Unitarity and strong graded locality of holomorphic vertex operator superalgebras with central charge at most 24
Tiziano Gaudio
TL;DR
The paper addresses unitarity and strong graded locality for nice holomorphic VOSAs with central charge $c\le 24$, clarifying exceptions involving fake copies such as $VB^\natural\hat{\otimes}F$ and $VO^{\natural}$. It develops a two-step strategy: (i) prove unitarity and strong locality for the $c=24$ case via dual pairs, lattice/moonshine structures, and Gui's unitary theory, and (ii) extend to $c<24$ using the Free-Fermion Splitting to reduce to the $c=24$ situation. A key outcome is the unitarity of all such VOSAs (excluding the specified fake copies) and the strong graded locality of 910 out of 969 central-charge-$24$ examples with nontrivial odd part, yielding holomorphic graded-local conformal nets.
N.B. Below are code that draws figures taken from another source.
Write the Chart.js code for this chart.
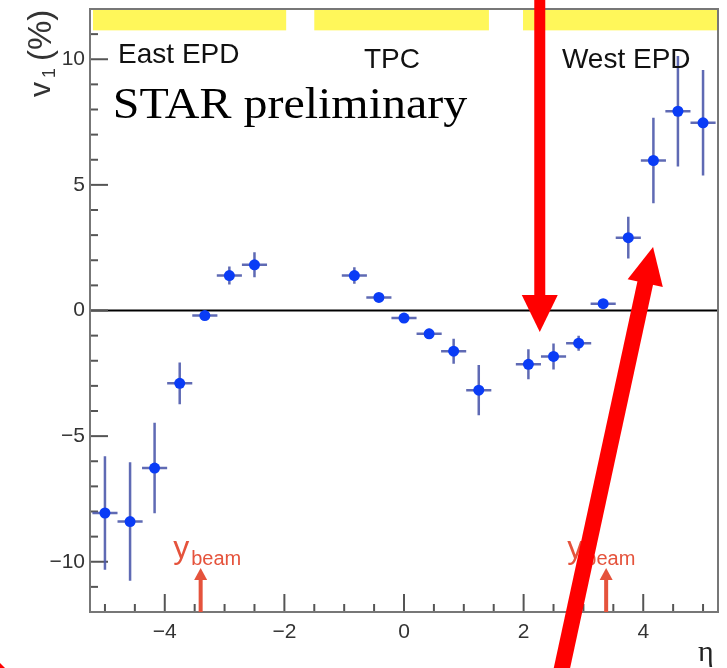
<!DOCTYPE html>
<html>
<head>
<meta charset="utf-8">
<script src="https://cdn.jsdelivr.net/npm/chart.js@4.4.1/dist/chart.umd.min.js"></script>
<style>
  html, body { margin: 0; padding: 0; background: #fff; }
  #wrap { position: relative; width: 727px; height: 668px; }
</style>
</head>
<body>
<div id="wrap"><canvas id="v1Chart"></canvas></div>
<script>
const eta = [-5.0, -4.58, -4.17, -3.75, -3.33, -2.92, -2.5,
             -0.83, -0.42, 0.0, 0.42, 0.83, 1.25,
             2.08, 2.5, 2.92, 3.33, 3.75, 4.17, 4.58, 5.0];
const v1 = [-8.06, -8.4, -6.27, -2.9, -0.2, 1.39, 1.82,
            1.39, 0.52, -0.3, -0.93, -1.62, -3.17,
            -2.14, -1.83, -1.3, 0.27, 2.9, 5.97, 7.93, 7.47];
const v1Err = [2.26, 2.36, 1.8, 0.83, 0.15, 0.36, 0.5,
               0.33, 0.15, 0.15, 0.2, 0.5, 1.0,
               0.6, 0.52, 0.3, 0.1, 0.83, 1.7, 2.2, 2.1];
const etaErr = 0.21;

const xTicks = [-4, -2, 0, 2, 4];
const yTicks = [-10, -5, 0, 5, 10];

// detector coverage (yellow bars) and their labels
const detectorNames = ["East EPD", "TPC", "West EPD"];
const detectorRanges = [[-5.2, -1.97], [-1.5, 1.42], [1.99, 5.25]];
const detectorLabelPos = [[-4.78, 9.86], [-0.67, 9.65], [2.64, 9.65]];

// beam rapidity markers
const yBeam = [-3.4, 3.38];
const yBeamLabelX = [-3.86, 2.73];

// red markup arrows on top of the figure: [eta0, v0, eta1, v1]
const markArrows = [[2.27, 12.5, 2.27, -0.86], [2.625, -14.4, 4.164, 2.53]];

const sansFont = "'Liberation Sans', Arial, sans-serif";
const serifFont = "'Liberation Serif', 'Times New Roman', serif";

function fmtTick(v) {
  return String(v).replace("-", "\u2212");
}

function drawArrow(ctx, x0, y0, x1, y1, width, headLen, headHalf, color) {
  const ang = Math.atan2(y1 - y0, x1 - x0);
  const len = Math.hypot(x1 - x0, y1 - y0);
  ctx.save();
  ctx.translate(x0, y0);
  ctx.rotate(ang);
  ctx.fillStyle = color;
  ctx.fillRect(0, -width / 2, len - headLen + 1, width);
  ctx.beginPath();
  ctx.moveTo(len, 0);
  ctx.lineTo(len - headLen, -headHalf);
  ctx.lineTo(len - headLen, headHalf);
  ctx.closePath();
  ctx.fill();
  ctx.restore();
}

// background bits, ticks and error bars
const decorPlugin = {
  id: "starDecor",
  beforeDatasetsDraw(chart) {
    const { ctx, chartArea: a, scales: { x, y } } = chart;
    ctx.save();

    // yellow detector bars
    ctx.fillStyle = "#fff75a";
    detectorRanges.forEach(r => {
      const x0 = x.getPixelForValue(r[0]);
      const x1 = x.getPixelForValue(r[1]);
      const yTop = y.getPixelForValue(12);
      const yBot = y.getPixelForValue(11.15);
      ctx.fillRect(x0, yTop, x1 - x0, yBot - yTop);
    });

    // v1 = 0 line
    ctx.strokeStyle = "#000";
    ctx.lineWidth = 2;
    ctx.beginPath();
    ctx.moveTo(a.left, y.getPixelForValue(0));
    ctx.lineTo(a.right, y.getPixelForValue(0));
    ctx.stroke();

    // inward tick marks
    ctx.strokeStyle = "#555";
    ctx.lineWidth = 2;
    for (let k = -10; k <= 10; k++) {
      const px = x.getPixelForValue(k / 2);
      const len = k % 4 === 0 ? 18 : 8;
      ctx.beginPath();
      ctx.moveTo(px, a.bottom);
      ctx.lineTo(px, a.bottom - len);
      ctx.stroke();
    }
    for (let k = -11; k <= 11; k++) {
      const py = y.getPixelForValue(k);
      const len = k % 5 === 0 ? 18 : 8;
      ctx.beginPath();
      ctx.moveTo(a.left, py);
      ctx.lineTo(a.left + len, py);
      ctx.stroke();
    }

    // error bars
    ctx.strokeStyle = "rgba(78, 90, 172, 0.9)";
    ctx.lineWidth = 2.5;
    eta.forEach((e, i) => {
      const px = x.getPixelForValue(e);
      const py = y.getPixelForValue(v1[i]);
      ctx.beginPath();
      ctx.moveTo(x.getPixelForValue(e - etaErr), py);
      ctx.lineTo(x.getPixelForValue(e + etaErr), py);
      ctx.moveTo(px, y.getPixelForValue(v1[i] - v1Err[i]));
      ctx.lineTo(px, y.getPixelForValue(v1[i] + v1Err[i]));
      ctx.stroke();
    });
    ctx.restore();
  },

  afterDraw(chart) {
    const { ctx, chartArea: a, scales: { x, y } } = chart;
    ctx.save();

    // frame
    ctx.strokeStyle = "#777";
    ctx.lineWidth = 2;
    ctx.strokeRect(a.left, a.top, a.right - a.left, a.bottom - a.top);

    // detector labels
    ctx.fillStyle = "#111";
    ctx.font = "28px " + sansFont;
    ctx.textBaseline = "alphabetic";
    ctx.textAlign = "left";
    detectorNames.forEach((name, i) => {
      const p = detectorLabelPos[i];
      ctx.fillText(name, x.getPixelForValue(p[0]), y.getPixelForValue(p[1]));
    });

    // STAR preliminary
    ctx.save();
    ctx.translate(x.getPixelForValue(-4.87), y.getPixelForValue(7.66));
    ctx.scale(1.09, 1);
    ctx.font = "44px " + serifFont;
    ctx.fillStyle = "#000";
    ctx.fillText("STAR preliminary", 0, 0);
    ctx.restore();

    // y_beam arrows and labels
    const beamColor = "#e5533c";
    yBeam.forEach((yb, i) => {
      const px = x.getPixelForValue(yb);
      drawArrow(ctx, px, a.bottom, px, y.getPixelForValue(-10.25), 4, 12, 6.5, beamColor);
      const lx = x.getPixelForValue(yBeamLabelX[i]);
      const by = y.getPixelForValue(-9.85);
      ctx.fillStyle = beamColor;
      ctx.font = "32px " + sansFont;
      ctx.fillText("y", lx, by);
      ctx.font = "20px " + sansFont;
      ctx.fillText("beam", lx + 18, by + 7);
    });

    // axis titles
    ctx.fillStyle = "#333";
    ctx.save();
    ctx.translate(50, 97);
    ctx.rotate(-Math.PI / 2);
    ctx.font = "30px " + sansFont;
    ctx.fillText("v", 0, 0);
    ctx.font = "18px " + sansFont;
    ctx.fillText("1", 19, 5);
    ctx.font = "33px " + sansFont;
    ctx.fillText("(%)", 36, 1);
    ctx.restore();

    ctx.fillStyle = "#222";
    ctx.font = "30px " + serifFont;
    ctx.fillText("\u03b7", 698, 661);

    // red markup arrows
    markArrows.forEach((m, i) => {
      const w = i === 0 ? 11 : 16;
      drawArrow(ctx, x.getPixelForValue(m[0]), y.getPixelForValue(m[1]),
                x.getPixelForValue(m[2]), y.getPixelForValue(m[3]),
                w, 37, 18, "#ff0000");
    });
    ctx.fillStyle = "#ff0000";
    ctx.beginPath();
    ctx.moveTo(0, 663);
    ctx.lineTo(5, 668);
    ctx.lineTo(0, 668);
    ctx.closePath();
    ctx.fill();

    ctx.restore();
  }
};

const ctx = document.getElementById("v1Chart").getContext("2d");

new Chart(ctx, {
  type: "scatter",
  data: {
    datasets: [{
      data: eta.map((e, i) => ({ x: e, y: v1[i] })),
      pointRadius: 5.5,
      pointHoverRadius: 5.5,
      pointBackgroundColor: "#0a3cf6",
      pointBorderWidth: 0
    }]
  },
  options: {
    responsive: true,
    maintainAspectRatio: false,
    animation: false,
    events: [],
    layout: { padding: { top: 9, right: 9, left: 0, bottom: 0 } },
    plugins: {
      legend: { display: false },
      tooltip: { enabled: false }
    },
    scales: {
      x: {
        type: "linear",
        min: -5.25,
        max: 5.25,
        afterFit: s => { s.height = 56; s.paddingLeft = 0; s.paddingRight = 0; },
        afterBuildTicks: s => { s.ticks = xTicks.map(v => ({ value: v })); },
        grid: { display: false, drawTicks: false },
        border: { display: false },
        ticks: {
          padding: 8,
          color: "#333",
          font: { family: sansFont, size: 21 },
          maxRotation: 0,
          autoSkip: false,
          callback: fmtTick
        }
      },
      y: {
        type: "linear",
        min: -12,
        max: 12,
        afterFit: s => { s.width = 90; s.paddingTop = 0; s.paddingBottom = 0; },
        afterBuildTicks: s => { s.ticks = yTicks.map(v => ({ value: v })); },
        grid: { display: false, drawTicks: false },
        border: { display: false },
        ticks: {
          padding: 5,
          color: "#333",
          font: { family: sansFont, size: 21 },
          autoSkip: false,
          callback: fmtTick
        }
      }
    }
  },
  plugins: [decorPlugin]
});
</script>
</body>
</html>
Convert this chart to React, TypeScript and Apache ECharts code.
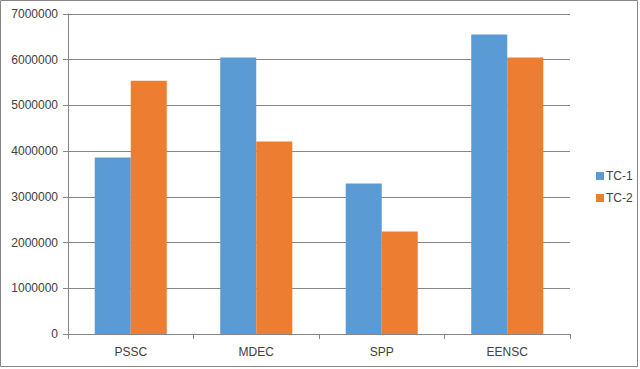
import React, { useEffect, useRef } from "react";
import * as echarts from "echarts";

const categories = ["PSSC", "MDEC", "SPP", "EENSC"];
const tc1 = [3860000, 6050000, 3290000, 6550000];
const tc2 = [5540000, 4210000, 2240000, 6050000];
const seriesNames = ["TC-1", "TC-2"];

export default function App() {
  const ref = useRef<HTMLDivElement>(null);
  useEffect(() => {
    if (!ref.current) return;
    const chart = echarts.init(ref.current, undefined, { renderer: "svg" });
    const font = "'Liberation Sans', Arial, sans-serif";
    chart.setOption({
      animation: false,
      backgroundColor: "#ffffff",
      textStyle: { fontFamily: font },
      graphic: [
        {
          type: "rect",
          x: 0,
          y: 0,
          shape: { x: 0.5, y: 0.5, width: 637, height: 366 },
          style: { fill: "none", stroke: "#868686", lineWidth: 1 },
          silent: true,
        },
      ],
      grid: { left: 68, right: 70, top: 14, bottom: 35, containLabel: false },
      legend: {
        orient: "vertical",
        left: 591,
        top: 165,
        itemWidth: 8,
        itemHeight: 8,
        itemGap: 10,
        icon: "rect",
        textStyle: { fontSize: 12, color: "#404040", fontFamily: font, padding: [0, 0, 0, -3] },
        data: seriesNames,
      },
      xAxis: {
        type: "category",
        data: categories,
        axisLine: { lineStyle: { color: "#868686", width: 1 } },
        axisTick: { show: true, length: 5, lineStyle: { color: "#868686" } },
        axisLabel: { fontSize: 12, color: "#404040", margin: 12, fontFamily: font },
      },
      yAxis: {
        type: "value",
        min: 0,
        max: 7000000,
        interval: 1000000,
        axisLine: { show: true, lineStyle: { color: "#868686", width: 1 } },
        axisTick: { show: true, length: 5, lineStyle: { color: "#868686" } },
        axisLabel: {
          fontSize: 12,
          color: "#404040",
          margin: 10,
          fontFamily: font,
          formatter: (v: number) => String(v),
        },
        splitLine: { lineStyle: { color: "#868686", width: 1 } },
      },
      series: [
        {
          name: seriesNames[0],
          type: "bar",
          data: tc1,
          itemStyle: { color: "#5B9BD5" },
          barGap: "0%",
          barCategoryGap: "42.6%",
        },
        {
          name: seriesNames[1],
          type: "bar",
          data: tc2,
          itemStyle: { color: "#ED7D31" },
          barGap: "0%",
          barCategoryGap: "42.6%",
        },
      ],
    });
    return () => chart.dispose();
  }, []);
  return (
    <div
      ref={ref}
      style={{ position: "fixed", left: 0, top: 0, width: 640, height: 369 }}
    />
  );
}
The work strengthens the link between algebraic VOSA methods and operator-algebraic CFT, providing a robust framework for constructing and classifying holomorphic graded-local nets from VOSAs, including connections to lattice and moonshine theories. Overall, it advances the program of understanding how unitarity and locality properties propagate through VOSA extensions and their associated conformal nets in the holomorphic, low-central-charge regime.
Abstract
We prove that all nice holomorphic vertex operator superalgebras (VOSAs) with central charge at most 24 and with non-trivial odd part are unitary, apart from the hypothetical ones arising as fake copies of the shorter moonshine VOSA or of the latter tensorized with a real free fermion VOSA. Furthermore, excluding the ones with central charge 24 of glueing type III and with no real free fermion, we show that they are all strongly graded-local. In particular, they naturally give rise to holomorphic graded-local conformal nets. In total, we are able to prove that 910 of the 969 nice holomorphic VOSAs with central charge 24 and with non-trivial odd part are strongly graded-local, without counting hypothetical fake copies of the shorter moonshine VOSA tensorized with a real free fermion VOSA.